Make an exact transcription of the material, leaving out all images.
-------------------------
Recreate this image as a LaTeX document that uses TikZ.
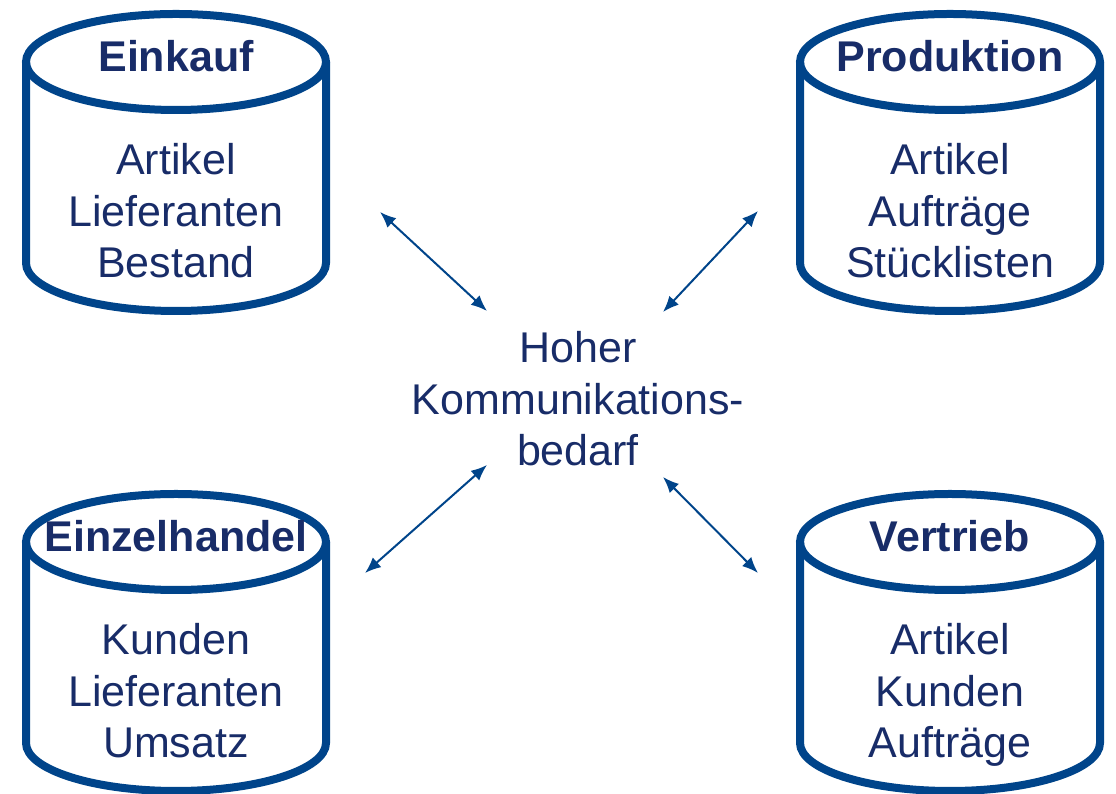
\documentclass[tikz,border=0pt]{standalone}
\usepackage{fontspec}
\setmainfont{Liberation Sans}
\usetikzlibrary{arrows.meta}
\definecolor{drumblue}{RGB}{0,68,138}
\definecolor{inkblue}{RGB}{24,44,104}
% database drum: centre x, y of top ellipse centre, y of bottom ellipse centre
\newcommand\drumshape[3]{%
  \draw[drum] (#1,#2) ellipse [x radius=150,y radius=48];
  \draw[drum] (#1-150,#2) -- (#1-150,#3)
    arc[start angle=180,end angle=360,x radius=150,y radius=48] -- (#1+150,#2);
}
\begin{document}
\begin{tikzpicture}[x=1pt,y=1pt,
  drum/.style={draw=drumblue,line width=8pt},
  title/.style={anchor=base,inner sep=0pt,text=inkblue,font=\fontsize{43}{51}\selectfont\bfseries},
  item/.style={anchor=base,inner sep=0pt,text=inkblue,font=\fontsize{43}{51}\selectfont},
  link/.style={draw=drumblue,line width=2pt,
    {Latex[length=16pt,width=13pt]}-{Latex[length=16pt,width=13pt]}}]
\useasboundingbox (0,0) rectangle (1116,794);

% drums
\drumshape{176}{732}{531}
\drumshape{950}{732}{531}
\drumshape{176}{252}{51}
\drumshape{950}{252}{51}

% Einkauf
\node[title] (ek) at (176,722) {Einkauf};
\node[item] (ek1) at (176,619) {Artikel};
\node[item] (ek2) at (176,567) {Lieferanten};
\node[item] (ek3) at (176,516) {Bestand};

% Produktion
\node[title] (pr) at (950,722) {Produktion};
\node[item] (pr1) at (950,619) {Artikel};
\node[item] (pr2) at (950,567) {Aufträge};
\node[item] (pr3) at (950,516) {Stücklisten};

% Einzelhandel
\node[title] (eh) at (176,242) {Einzelhandel};
\node[item] (eh1) at (176,139) {Kunden};
\node[item] (eh2) at (176,87) {Lieferanten};
\node[item] (eh3) at (176,36) {Umsatz};

% Vertrieb
\node[title] (vt) at (950,242) {Vertrieb};
\node[item] (vt1) at (950,139) {Artikel};
\node[item] (vt2) at (950,87) {Kunden};
\node[item] (vt3) at (950,36) {Aufträge};

% hub text
\node[item] (hub1) at (578,431) {Hoher};
\node[item] (hub2) at (578,379) {Kommunikations-};
\node[item] (hub3) at (578,328) {bedarf};

% arrow end points
\coordinate (ekA) at (380,582);
\coordinate (ekB) at (487,483);
\coordinate (prA) at (758,583);
\coordinate (prB) at (663,482);
\coordinate (ehA) at (365,221);
\coordinate (ehB) at (487,329);
\coordinate (vtA) at (758,221);
\coordinate (vtB) at (663,317);

\draw[link] (ekA) -- (ekB);
\draw[link] (prA) -- (prB);
\draw[link] (ehA) -- (ehB);
\draw[link] (vtA) -- (vtB);
\end{tikzpicture}
\end{document}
-------------------------
## Solution:
Recreate this image as a LaTeX document that uses TikZ.
\documentclass[tikz,border=0pt]{standalone}
\usepackage{fontspec}
\setmainfont{Liberation Sans}
\usetikzlibrary{arrows.meta}
\definecolor{drumblue}{RGB}{0,68,138}
\definecolor{inkblue}{RGB}{24,44,104}
% database drum: centre x, y of top ellipse centre, y of bottom ellipse centre
\newcommand\drumshape[3]{%
  \draw[drum] (#1,#2) ellipse [x radius=150,y radius=48];
  \draw[drum] (#1-150,#2) -- (#1-150,#3)
    arc[start angle=180,end angle=360,x radius=150,y radius=48] -- (#1+150,#2);
}
\begin{document}
\begin{tikzpicture}[x=1pt,y=1pt,
  drum/.style={draw=drumblue,line width=8pt},
  title/.style={anchor=base,inner sep=0pt,text=inkblue,font=\fontsize{43}{51}\selectfont\bfseries},
  item/.style={anchor=base,inner sep=0pt,text=inkblue,font=\fontsize{43}{51}\selectfont},
  link/.style={draw=drumblue,line width=2pt,
    {Latex[length=16pt,width=13pt]}-{Latex[length=16pt,width=13pt]}}]
\useasboundingbox (0,0) rectangle (1116,794);

% drums
\drumshape{176}{732}{531}
\drumshape{950}{732}{531}
\drumshape{176}{252}{51}
\drumshape{950}{252}{51}

% Einkauf
\node[title] (ek) at (176,722) {Einkauf};
\node[item] (ek1) at (176,619) {Artikel};
\node[item] (ek2) at (176,567) {Lieferanten};
\node[item] (ek3) at (176,516) {Bestand};

% Produktion
\node[title] (pr) at (950,722) {Produktion};
\node[item] (pr1) at (950,619) {Artikel};
\node[item] (pr2) at (950,567) {Aufträge};
\node[item] (pr3) at (950,516) {Stücklisten};

% Einzelhandel
\node[title] (eh) at (176,242) {Einzelhandel};
\node[item] (eh1) at (176,139) {Kunden};
\node[item] (eh2) at (176,87) {Lieferanten};
\node[item] (eh3) at (176,36) {Umsatz};

% Vertrieb
\node[title] (vt) at (950,242) {Vertrieb};
\node[item] (vt1) at (950,139) {Artikel};
\node[item] (vt2) at (950,87) {Kunden};
\node[item] (vt3) at (950,36) {Aufträge};

% hub text
\node[item] (hub1) at (578,431) {Hoher};
\node[item] (hub2) at (578,379) {Kommunikations-};
\node[item] (hub3) at (578,328) {bedarf};

% arrow end points
\coordinate (ekA) at (380,582);
\coordinate (ekB) at (487,483);
\coordinate (prA) at (758,583);
\coordinate (prB) at (663,482);
\coordinate (ehA) at (365,221);
\coordinate (ehB) at (487,329);
\coordinate (vtA) at (758,221);
\coordinate (vtB) at (663,317);

\draw[link] (ekA) -- (ekB);
\draw[link] (prA) -- (prB);
\draw[link] (ehA) -- (ehB);
\draw[link] (vtA) -- (vtB);
\end{tikzpicture}
\end{document}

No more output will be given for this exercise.